Os talhões em que nos dividimos para facilitar a auto-venda não são, – como é evidente, – os quintais ou as hortas de um qualquer senhor António com gosto esmerado pela agricultura, são antes pedaços desta Pátria velha de séculos, construídos com esforço e engenho. São a TAP, os Estaleiros Navais de Viana do Castelo, a EDP, as Águas de Portugal, a Carris, o Metropolitano, a Transtejo, a CP, e tudo o mais que os “calhordas” a quem damos o nome de políticos e de Governo entendam que vale a pena vender porque lhes traz lucro. Portugal é apenas uma modesta feira da Ladra propriedade de gente sem escrúpulos, medíocres, e tudo nos diz que também desonestos. A verdade é que todos estes talhões já dispõem de compradores. É isto a grande Europa, terra de civilização e de cultura. Mas, – pergunto, – será que a Europa tem a obrigação de respeitar e auxiliar um País que vendeu ao desbarato todos os seus meios de produção? Pessoalmente, digo:”É evidente que não!”. Antes vendemos mulheres e homens para construírem a terra dos outros, e com o envio de divisas externas permitirem a continuidade da ditadura, hoje vendemos pedaços do chão que nos devia ser Sagrado, gotas do nosso sangue, lágrimas do esforço que tantos fizeram para levantar do chão esta Terra. E também vendemos mulheres e homens, os nossos filhos, hoje preparados e instruídos o necessário para fazer um País melhor e, finalmente, moderno e justo!

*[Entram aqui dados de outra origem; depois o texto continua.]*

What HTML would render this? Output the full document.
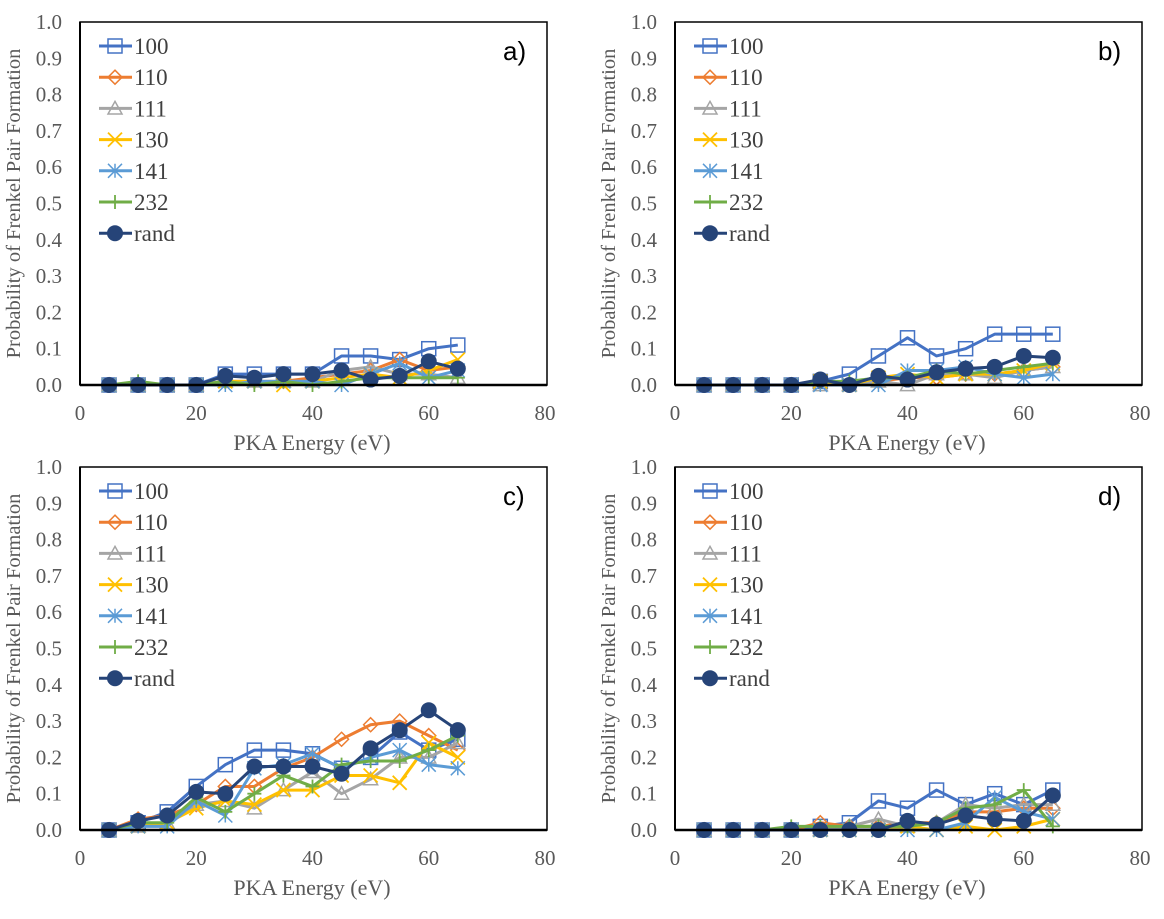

Quem somos, afinal? Um Povo que deu ao Mundo os tais mundos novos, gente que foi grande mas hoje se encolheu, ou gente que, – ao longo dos séculos, – acreditou em histórias da “carochinha”? Talvez nem uma coisa nem outra. Somos um punhado de milhões que sofre de preguiça mental, e se assim é, teremos o direito de ter uma Nacionalidade, uma Pátria, um Chão? Aqui fica esta pergunta para nos fazer pensar!
Os outros povos sabem o que querem. Vejam se eles demonstram interesse numa possível compra do arquipélago da Madeira? Só um louco teria interesse nessa parcela do nosso, (ainda) território nacional.
Ontem cheguei do sul, mais exactamente de Monte Gordo. Sabem que o comércio local é, na sua quase totalidade, propriedade de indianos e de chineses? E os produtos que vendem? São fabricados na China e na Índia! Isto, para um País de desempregados, com um Chefe de Estado que fala em credibilidade perdida no estrangeiro, é de rir até às lágrimas!
Aos setenta e um anos de idade tenho vergonha, muita vergonha, da minha Nacionalidade, da língua em que me exprimo e do povo a que pertenço.